Cutting hospital funding
Milei’s win means ENERC will likely lose some of its subsidies, the students told me. Another big concern was Milei’s plan to privatise healthcare. Milei’s complex health-care platform involves cutting hospital funding and deregulating the medical insurance system.
They did not mention the economy, or the crushing inflation rate. Or Bitcoin.
At least one student group will be actively protesting in front of Congress this week, they said, but they were hoping to organise a bigger demonstration — which was why they’d all gathered together in the first place.
Necessary legislative support
Still, in the week since the election, Buenos Aires has been quiet.
Nobody is celebrating, but nobody is crying either. On Monday, walking along Avenida Rivadavia — one of the city’s main arteries, the third-longest street in the world — all you could hear was the chatter of people in the cafes, the cars cruising along, the occasional reggaeton coming out of a store.
For all of Milei’s bombast, it’s unclear whether he will have the necessary legislative support to pass his most controversial policies.
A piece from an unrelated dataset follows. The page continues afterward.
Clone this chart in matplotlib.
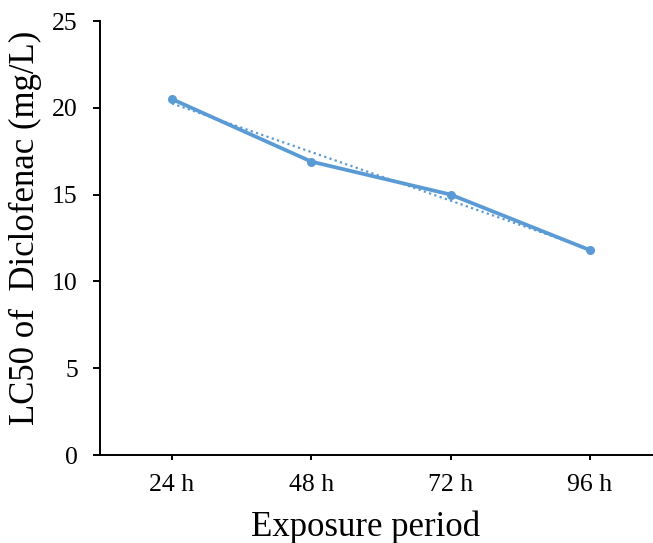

His party, La Libertad Avanzada, will have 37 seats out of 257 in the Chamber of Deputies, and only eight out of 72 seats in the Senate.
Even his alliance with former Argentine President Mauricio Macri’s party, Juntos por el Cambio, will not be enough for him to reach a quorum.
Political analysts question whether voters truly want his radical programme, or simply voted for him because they are so desperate to change Argentina’s sclerotic political system.
Nothing ever changes
“Milei’s conservative proposals — including deregulating the sale of organs, banning abortions, supporting the right to bear arms, and the privatisation of local soccer clubs — do not actually reflect the average wishes of many of those who voted for him,” Arianna Kohan, an Argentinian election analyst, wrote on Monday.
“Milei’s victory shows a resounding rejection of [the status-quo], rather than actual support for the candidate himself,” she said.
Spending time in the Argentine capital, I pondered a local saying: “Argentina is a country that, if you leave for 20 days, when you come back everything has changed, but if you leave for 20 years, when you come back nothing has changed.”
That may be why a restaurant television switched channels to the president-elect, and nobody raised their heads to pay attention.